▶ _TASK INSTRUCTIONS_: Below are some records. Output the lines from the first one through the line that holds "var arc = d3.arc().innerRadius(innerR).outerRadius(outerR);", exactly as written, with no pictures.

══ DATASET RECORDS

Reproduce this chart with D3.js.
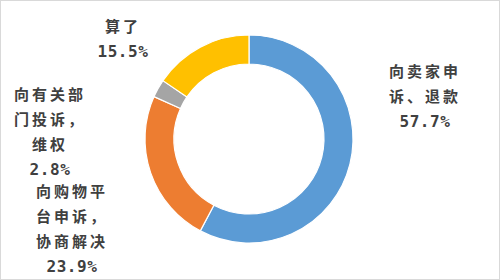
<!DOCTYPE html>
<html>
<head>
<meta charset="utf-8">
<script src="https://cdn.jsdelivr.net/npm/d3@7"></script>
<style>
  body { margin: 0; background: #fff; }
  svg { display: block; }
</style>
</head>
<body>
<div id="chart"></div>
<script>
  var width = 500,
      height = 280,
      cx = 249,
      cy = 139,
      outerR = 104,
      innerR = 75;

  // data
  var categories = ["向卖家申诉、退款", "向购物平台申诉，协商解决", "向有关部门投诉，维权", "算了"];
  var values = [57.7, 23.9, 2.8, 15.5];
  var labelLines = [
    ["向卖家申", "诉、退款"],
    ["向购物平", "台申诉，", "协商解决"],
    ["向有关部", "门投诉，", "维权"],
    ["算了"]
  ];
  var colors = ["#5B9BD5", "#ED7D31", "#A5A5A5", "#FFC000"];

  // where each label block is centred (x) and where its first line sits (y)
  var labelLayout = [[425, 72], [72, 192], [50, 95], [123, 27]];
  var lineH = 24.7;

  var svg = d3.select("#chart").append("svg")
    .attr("width", width)
    .attr("height", height);

  svg.append("rect")
    .attr("x", 0.5).attr("y", 0.5)
    .attr("width", width - 1).attr("height", height - 1)
    .style("fill", "#fff")
    .style("stroke", "#d9d9d9");

  var pie = d3.pie().sort(null).value(d => d);
  var arc = d3.arc().innerRadius(innerR).outerRadius(outerR);

  var g = svg.append("g")
    .attr("transform", "translate(" + cx + "," + cy + ")");

  g.selectAll("path")
    .data(pie(values))
    .enter()
    .append("path")
    .attr("d", arc)
    .style("fill", (d, i) => colors[i])
    .style("stroke", "#fff")
    .style("stroke-width", 1.2);

  var fmt = d3.format(".1f");

  var labels = svg.selectAll("text.lbl")
    .data(categories)
    .enter()
    .append("text")
    .attr("class", "lbl")
    .attr("text-anchor", "middle")
    .style("fill", "#404040")
    .style("font-family", "'DejaVu Sans Mono', 'Noto Sans CJK SC', sans-serif")
    .style("font-size", "15px")
    .style("font-weight", "bold");

  labels.each(function(d, i) {
    var t = d3.select(this),
        pos = labelLayout[i],
        lines = labelLines[i].concat([fmt(values[i]) + "%"]);
    lines.forEach(function(s, j) {
      var isNum = j === lines.length - 1;
      t.append("tspan")
        .attr("x", pos[0])
        .attr("y", pos[1] + j * lineH)
        .attr("dy", "0.35em")
        .style("letter-spacing", isNum ? "0.6px" : "3px")
        .style("font-size", isNum ? "16px" : "15px")
        .text(s);
    });
  });
</script>
</body>
</html>
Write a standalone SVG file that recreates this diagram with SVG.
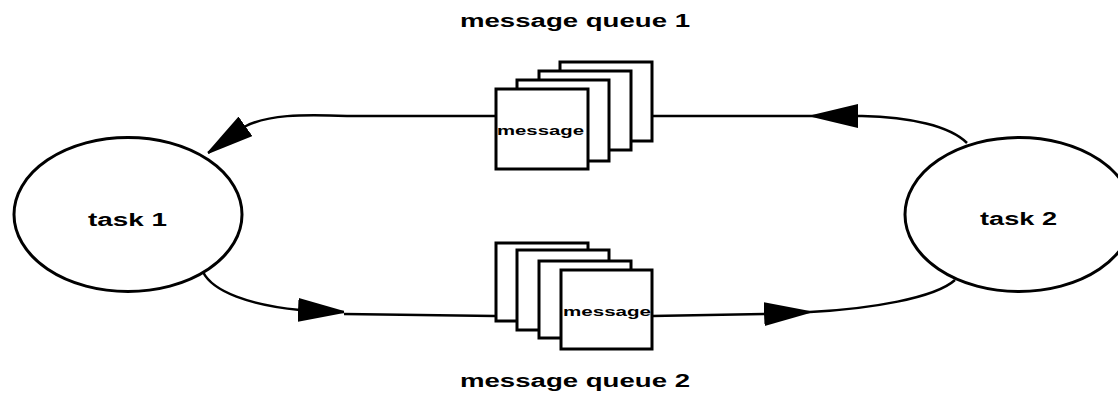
<svg xmlns="http://www.w3.org/2000/svg" width="1118" height="397" viewBox="0 0 1118 397">
<style>
.node{fill:#fff;stroke:#000;stroke-width:3}
.box{fill:#fff;stroke:#000;stroke-width:3}
.conn{fill:none;stroke:#000;stroke-width:2.5}
.lbl{font-family:"Liberation Sans",Arial,sans-serif;font-weight:bold;fill:#000}
</style>
<defs>
<marker id="arr" markerUnits="userSpaceOnUse" viewBox="0 0 46 24" markerWidth="46" markerHeight="24" refX="46" refY="12" orient="auto">
<path d="M0,0 L46,11 L46,13 L0,24 z" fill="#000"/>
</marker>
</defs>
<g id="connectors">
<path class="conn" d="M967 143 C950 126 910 117 862 116 L812 116" marker-end="url(#arr)"/>
<path class="conn" d="M812 116 L652 116"/>
<path class="conn" d="M495 116 L347 116 C300 114 268 115 246 126 L208 153" marker-end="url(#arr)"/>
<path class="conn" d="M203 272 C213 292 250 305 300 310 L344 312" marker-end="url(#arr)"/>
<path class="conn" d="M344 314 L495 316"/>
<path class="conn" d="M652 316 L765 314 L810 312" marker-end="url(#arr)"/>
<path class="conn" d="M810 312 C870 309 935 298 955 280"/>
</g>
<g id="task1">
<ellipse class="node" cx="128" cy="214.5" rx="114" ry="77"/>
<text class="lbl" x="88" y="226" font-size="18" textLength="79" lengthAdjust="spacingAndGlyphs">task 1</text>
</g>
<g id="task2">
<ellipse class="node" cx="1019" cy="214.5" rx="114" ry="77"/>
<text class="lbl" x="980" y="225" font-size="18" textLength="77" lengthAdjust="spacingAndGlyphs">task 2</text>
</g>
<g id="queue1">
<rect class="box" x="560" y="62" width="92" height="79"/>
<rect class="box" x="539" y="71" width="92" height="79"/>
<rect class="box" x="517" y="80" width="92" height="81"/>
<rect class="box" x="496" y="89" width="92" height="80"/>
<text class="lbl" x="497" y="135" font-size="13" textLength="87" lengthAdjust="spacingAndGlyphs">message</text>
<text class="lbl" x="460" y="27" font-size="18" textLength="230" lengthAdjust="spacingAndGlyphs">message queue 1</text>
</g>
<g id="queue2">
<rect class="box" x="496" y="243" width="92" height="78"/>
<rect class="box" x="517" y="250" width="92" height="80"/>
<rect class="box" x="539" y="261" width="92" height="77"/>
<rect class="box" x="561" y="270" width="91" height="79"/>
<text class="lbl" x="563" y="316" font-size="13" textLength="88" lengthAdjust="spacingAndGlyphs">message</text>
<text class="lbl" x="460" y="387" font-size="18" textLength="230" lengthAdjust="spacingAndGlyphs">message queue 2</text>
</g>
</svg>
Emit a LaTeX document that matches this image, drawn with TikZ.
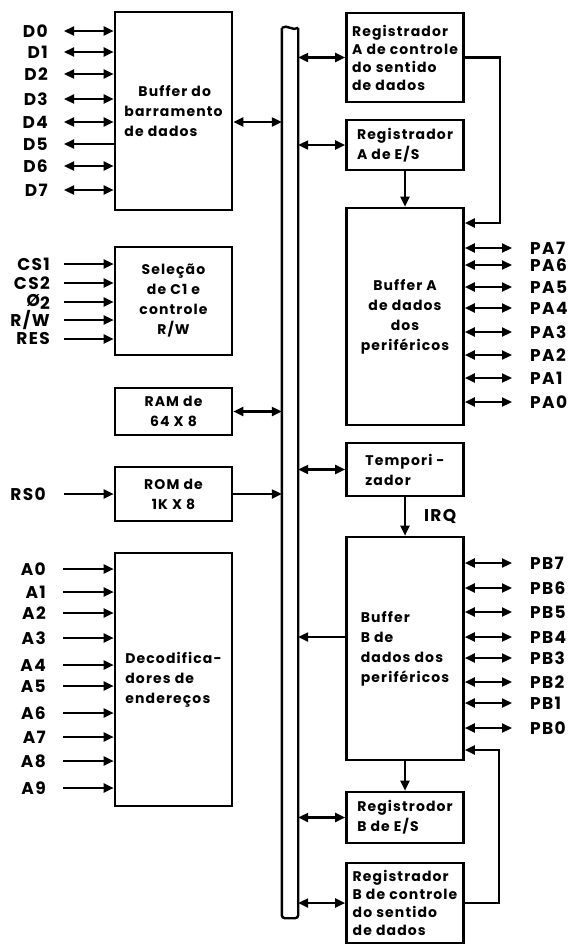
\documentclass[tikz,border=0pt]{standalone}
\usepackage{fontspec}
\setmainfont{Poppins}[LetterSpace=8]
\usetikzlibrary{arrows.meta}

\tikzset{
  blk/.style={draw, line width=2.6pt, inner sep=2pt, minimum width=117pt,
    font=\fontsize{14}{20}\selectfont\bfseries},
  sig/.style={inner xsep=0pt, font=\fontsize{17}{18}\selectfont\bfseries},
  wire/.style={line width=2.2pt},
}

\begin{document}
\begin{tikzpicture}[x=1pt,y=-1pt,>={Triangle[length=10pt,width=9pt]}]
  \useasboundingbox (0,0) rectangle (576,946);
  % barramento
  \node[minimum width=16pt, minimum height=890pt, inner sep=0pt] (bus) at (290,473) {};
  \draw[line width=2.4pt, rounded corners=3pt] (bus.north west) -- (bus.south west) -- (bus.south east) -- (bus.north east);
  \draw[line width=2.4pt] (bus.north west) .. controls +(5,-4) and +(-5,4) .. (bus.north east);

  % blocos da esquerda
  \node[blk, minimum height=198pt, align=left] (bufd) at (173.5,111) {\quad Buffer do\\barramento\\de dados};
  \node[blk, minimum height=108pt, align=center] (sel) at (173.5,301) {Seleção\\de C1 e\\controle\\R/W};
  \node[blk, minimum height=47pt, align=center] (ram) at (173.5,411.5) {RAM de\\64 X 8};
  \node[blk, minimum height=54pt, align=center] (rom) at (173.5,494) {ROM de\\1K X 8};
  \node[blk, minimum height=253pt, align=left] (dec) at (173.5,679.5) {Decodifica-\\dores de\\endereços};

  % blocos da direita
  \node[blk, minimum height=89pt, align=left, font=\fontsize{14}{18}\selectfont\bfseries] (regac) at (405,57.5) {Registrador\\A de controle\\do sentido\\de dados};
  \node[blk, minimum height=50pt, align=left] (regaes) at (405,145) {Registrador\\A de E/S};
  \node[blk, minimum height=217pt, align=center] (bufa) at (405,316.5) {Buffer A\\de dados\\dos\\periféricos};
  \node[blk, minimum height=53pt, align=left] (temp) at (405,469.5) {Tempori -\\zador};
  \node[blk, minimum height=223pt, align=left] (bufb) at (405,648.5) {Buffer\\B de\\dados dos\\periféricos};
  \node[blk, minimum height=51pt, align=left] (regbes) at (405,817.5) {Registrodor\\B de E/S};
  \node[blk, minimum height=80pt, align=left, font=\fontsize{14}{18}\selectfont\bfseries] (regbc) at (405,903) {Registrador\\B de controle\\do sentido\\de dados};

  % dados
  \foreach \n/\y in {0/31,1/52,2/74,3/99,4/122,5/144,6/166,7/190}
    \node[sig, anchor=east] (d\n) at (48,\y) {D\n};
  \foreach \n in {0,1,2,3,4,6,7}
    \draw[wire,<->] ([xshift=16pt]d\n.east) -- (d\n.east -| bufd.west);
  \draw[wire,<-] ([xshift=16pt]d5.east) -- (d5.east -| bufd.west);

  % selecao
  \foreach \s/\t/\y in {cs1/CS1/264, cs2/CS2/283, phi/{Ø\raisebox{-3pt}{2}}/302, rw/{R/W}/320, res/RES/339} {
    \node[sig, anchor=east] (\s) at (50,\y) {\t};
    \draw[wire,->] ([xshift=14pt]\s.east) -- (\s.east -| sel.west);
  }
  \node[sig, anchor=east] (rso) at (46,494) {RS0};
  \draw[wire,->] ([xshift=18pt]rso.east) -- (rom.west);

  % enderecos
  \foreach \n/\y in {0/569,1/592,2/613,3/638,4/665,5/686,6/713,7/737,8/761,9/788} {
    \node[sig, anchor=east] (a\n) at (46,\y) {A\n};
    \draw[wire,->] ([xshift=17pt]a\n.east) -- (a\n.east -| dec.west);
  }

  % portas A e B
  \foreach \n/\y in {7/248,6/265,5/287,4/308,3/332,2/355,1/378,0/402} {
    \node[sig, anchor=west] (pa\n) at (530,\y) {PA\n};
    \draw[wire,<->] (pa\n.west -| bufa.east) -- ([xshift=-18pt]pa\n.west);
  }
  \foreach \n/\y in {7/563,6/588,5/612,4/637,3/658,2/682,1/703,0/728} {
    \node[sig, anchor=west] (pb\n) at (530,\y) {PB\n};
    \draw[wire,<->] (pb\n.west -| bufb.east) -- ([xshift=-18pt]pb\n.west);
  }

  % ligacoes ao barramento
  \draw[wire,<->] (bufd.east |- d4) -- (bus.west |- d4);
  \draw[wire,<->] (ram.east) -- (ram.east -| bus.west);
  \draw[wire,->] (rom.east) -- (rom.east -| bus.west);
  \foreach \b in {regac,regaes,temp,regbes,regbc}
    \draw[wire,<->] (bus.east |- \b.west) -- (\b.west);
  \draw[wire,->] (bufb.west |- pb4) -- (bus.east |- pb4);

  \draw[wire,->] (regaes) -- (bufa);
  \draw[wire,->] (temp) -- (bufb) node[sig, midway, right, xshift=18pt] (irq) {IRQ};
  \draw[wire,->] (bufb) -- (regbes);

  \coordinate (fa) at (500,223);
  \draw[wire,->] (regac.east) -| (fa) -- (fa -| bufa.east);
  \coordinate (fb) at (499,750);
  \draw[wire,->] (regbc.east) -| (fb) -- (fb -| bufb.east);
\end{tikzpicture}
\end{document}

════

▶ _EXERCISE SOLUTION_:
Reproduce this chart with D3.js.
<!DOCTYPE html>
<html>
<head>
<meta charset="utf-8">
<script src="https://cdn.jsdelivr.net/npm/d3@7"></script>
<style>
  body { margin: 0; background: #fff; }
  svg { display: block; }
</style>
</head>
<body>
<div id="chart"></div>
<script>
  var width = 500,
      height = 280,
      cx = 249,
      cy = 139,
      outerR = 104,
      innerR = 75;

  // data
  var categories = ["向卖家申诉、退款", "向购物平台申诉，协商解决", "向有关部门投诉，维权", "算了"];
  var values = [57.7, 23.9, 2.8, 15.5];
  var labelLines = [
    ["向卖家申", "诉、退款"],
    ["向购物平", "台申诉，", "协商解决"],
    ["向有关部", "门投诉，", "维权"],
    ["算了"]
  ];
  var colors = ["#5B9BD5", "#ED7D31", "#A5A5A5", "#FFC000"];

  // where each label block is centred (x) and where its first line sits (y)
  var labelLayout = [[425, 72], [72, 192], [50, 95], [123, 27]];
  var lineH = 24.7;

  var svg = d3.select("#chart").append("svg")
    .attr("width", width)
    .attr("height", height);

  svg.append("rect")
    .attr("x", 0.5).attr("y", 0.5)
    .attr("width", width - 1).attr("height", height - 1)
    .style("fill", "#fff")
    .style("stroke", "#d9d9d9");

  var pie = d3.pie().sort(null).value(d => d);
  var arc = d3.arc().innerRadius(innerR).outerRadius(outerR);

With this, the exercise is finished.